Teröriste karşı teröristten kahraman olmaz
Kabul etmek gerekir ki, PKK'nın, başta çözüm süreci yoluyla Türkiye Cumhuriyeti devleti ve hükümeti tarafından dolaylı yolla da olsa muhatap alınması ve iki buçuk yıl boyunca güvenlik güçlerine...
Kabul etmek gerekir ki, PKK'nın, başta çözüm süreci yoluyla Türkiye Cumhuriyeti devleti ve hükümeti tarafından dolaylı yolla da olsa muhatap alınması ve iki buçuk yıl boyunca güvenlik güçlerine doğrudan bir terör saldırısında bulunmaması “terörist” niteliğinin bir nebze gözardı edilmesine yol açtı.
Aslında iki buçuk yıl süren “çatışmasızlık” ortamını iyi değerlendirmiş olsa ve samimi olsa, silahları Türkiye'ye ve bölge halkına karşı kullanmayı tamamen bıraksa, önüne açılan siyasal alanı yerli yerinde kullansa, zamanla bu normalleşmeyi kimse yadırgamazdı. Kürt milliyetçisi bir parti, Türkiye'nin mevcut siyasal zemininde pekala varlık gösterebilir. Bizden elbette ki uzak olsun. Kürt milliyetçiliği veya başka bir etnik milliyetçilik, biz başka milliyetçilikleri eleştirip onlardan uzak durduğumuz gibi elbette bundan da uzak durur, eleştirir, onunla farkımızı ortaya koymaya devam ederiz. Ancak demokratik siyasette milliyetçi, sol, sağ, liberal, sosyalist her türlü eğilime ve görüşe yer vardır. Herkes diğeriyle tartışmasını ve mücadelesini demokratik zeminde devam ettirir.

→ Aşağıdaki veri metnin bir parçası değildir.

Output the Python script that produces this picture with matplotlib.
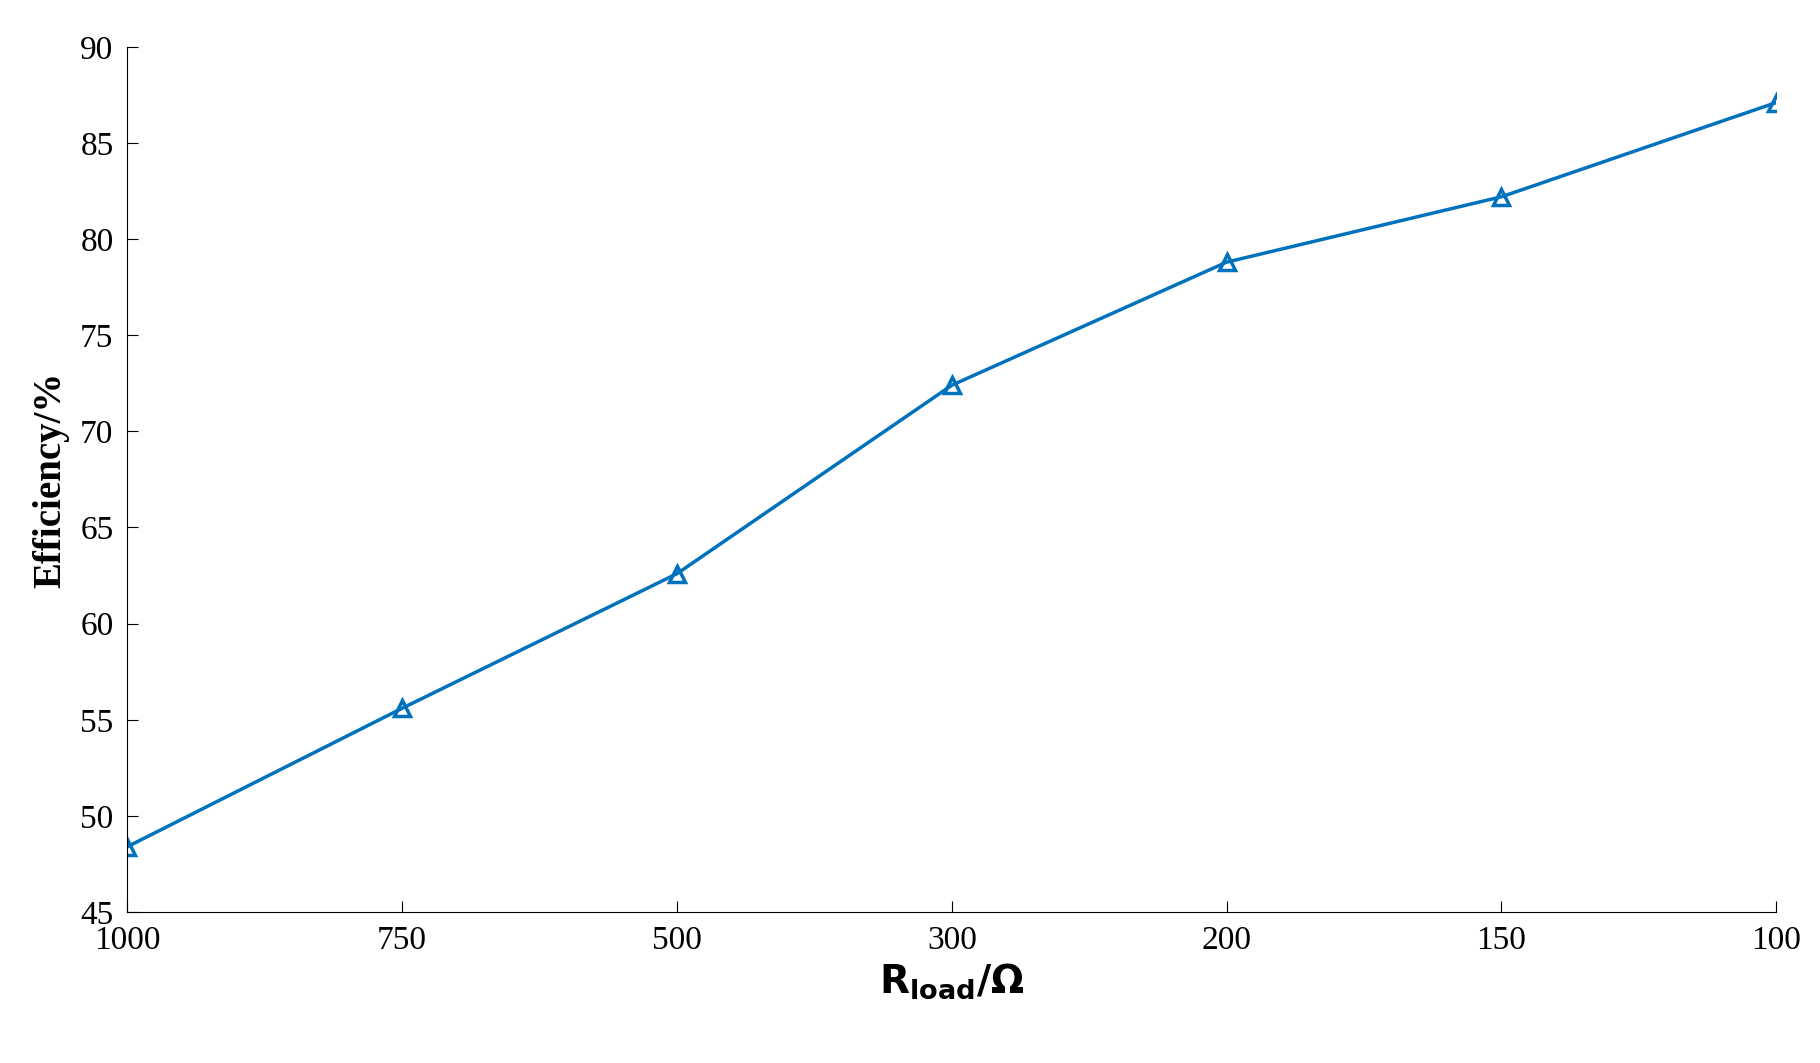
import matplotlib.pyplot as plt

plt.rcParams['font.family'] = ['Liberation Serif', 'DejaVu Serif']

# Load resistance labels (categorical, equally spaced)
r_load = ['1000', '750', '500', '300', '200', '150', '100']
efficiency = [48.4, 55.6, 62.6, 72.4, 78.8, 82.2, 87.1]

fig = plt.figure(figsize=(18.2, 10.63), dpi=100)
ax = fig.add_axes([0.070, 0.142, 0.906, 0.814])

x = range(len(r_load))
ax.plot(x, efficiency, color='#0072BD', linewidth=2.5, marker='^',
        markersize=11, markerfacecolor='none', markeredgewidth=2.5)

ax.set_xlim(0, len(r_load) - 1)
ax.set_ylim(45, 90)
ax.set_xticks(list(x))
ax.set_xticklabels(r_load)
ax.set_yticks(range(45, 91, 5))
ax.tick_params(direction='in', labelsize=24, length=8, pad=10)
for s in ['top', 'right']:
    ax.spines[s].set_visible(False)

ax.set_xlabel(r'$\mathbf{R_{load}/\Omega}$', fontsize=28, labelpad=4)
ax.set_ylabel('Efficiency/%', fontsize=28, fontweight='bold', labelpad=8)

fig.savefig('out.png', dpi=100)
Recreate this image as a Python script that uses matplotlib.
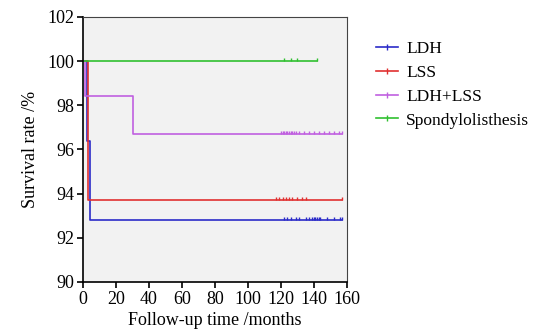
import matplotlib
matplotlib.use("Agg")
import matplotlib.pyplot as plt
from matplotlib.lines import Line2D

# Step data (time in months, survival %)
ldh_t = [0, 2.4, 4.2, 157]
ldh_s = [100, 96.4, 92.8, 92.8]
ldh_cens = [122, 124, 126, 129, 131, 135, 137, 139, 140, 141, 142, 143, 144, 148, 152, 156, 157]

lss_t = [0, 3.2, 157]
lss_s = [100, 93.7, 93.7]
lss_cens = [117, 119, 121, 123, 125, 127, 130, 133, 135, 157]

mix_t = [0, 1.0, 30, 157]
mix_s = [100, 98.4, 96.7, 96.7]
mix_cens = [120, 121, 122, 123, 124, 125, 126, 127, 128, 129, 131, 134, 137, 140, 143, 146, 149, 152, 155, 157]

spo_t = [0, 142]
spo_s = [100, 100]
spo_cens = [122, 126, 130, 142]

labels = ["LDH", "LSS", "LDH+LSS", "Spondylolisthesis"]
colors = ["#2b2bc8", "#e03030", "#c060e0", "#30c030"]

xticks = [0, 20, 40, 60, 80, 100, 120, 140, 160]
yticks = [90, 92, 94, 96, 98, 100, 102]

plt.rcParams['font.family'] = ['Liberation Serif', 'DejaVu Serif']

fig = plt.figure(figsize=(5.36, 3.32), dpi=100)
ax = fig.add_axes([0.155, 0.151, 0.492, 0.798])
ax.set_facecolor("#f2f2f2")

tick_marker = [(0, 0), (0, 1)]

def surv_at(ts, ss, x):
    val = ss[0]
    for t, s in zip(ts, ss):
        if x >= t:
            val = s
    return val

series = [(ldh_t, ldh_s, ldh_cens), (lss_t, lss_s, lss_cens),
          (mix_t, mix_s, mix_cens), (spo_t, spo_s, spo_cens)]
for (ts, ss, cens), c in zip(series, colors):
    ax.step(ts, ss, where='post', color=c, lw=1.2)
    ax.plot(cens, [surv_at(ts, ss, x) for x in cens], linestyle='none',
            marker=tick_marker, markersize=4, color=c, markeredgewidth=1.0)

ax.set_xlim(0, 160)
ax.set_ylim(90, 102)
ax.set_xticks(xticks)
ax.set_yticks(yticks)
ax.tick_params(labelsize=13, length=4, width=1.2, direction='out', colors='black', pad=2.5)
for sp in ax.spines.values():
    sp.set_linewidth(1.2)
    sp.set_color('black')
ax.spines['top'].set_color('#444444')
ax.spines['right'].set_color('#444444')
ax.spines['top'].set_linewidth(0.8)
ax.spines['right'].set_linewidth(0.8)
ax.set_xlabel("Follow-up time /months", fontsize=13, labelpad=3)
ax.set_ylabel("Survival rate /%", fontsize=13, labelpad=6)

handles = [Line2D([0], [0], color=c, lw=1.2, marker='|', markersize=4) for c in colors]
fig.legend(handles, labels, loc='upper left', bbox_to_anchor=(0.672, 0.925),
           frameon=False, fontsize=12.5, handlelength=1.3, labelspacing=0.45,
           handletextpad=0.45)

fig.savefig("out.png", dpi=100)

Oysa PKK çözüm sürecini bir siyasallaşma fırsatı olarak değil, “siyasal partisi” de olan bir silahlı örgüt olmanın fiili durumunu dayatabileceği bir fırsat olarak değerlendirme uyanıklığını denedi. Çözüm süreci esnasında devletin güvenlik birimlerine doğrudan saldırmadı ama halka karşı terörün her türünü uygulamaya devam etti.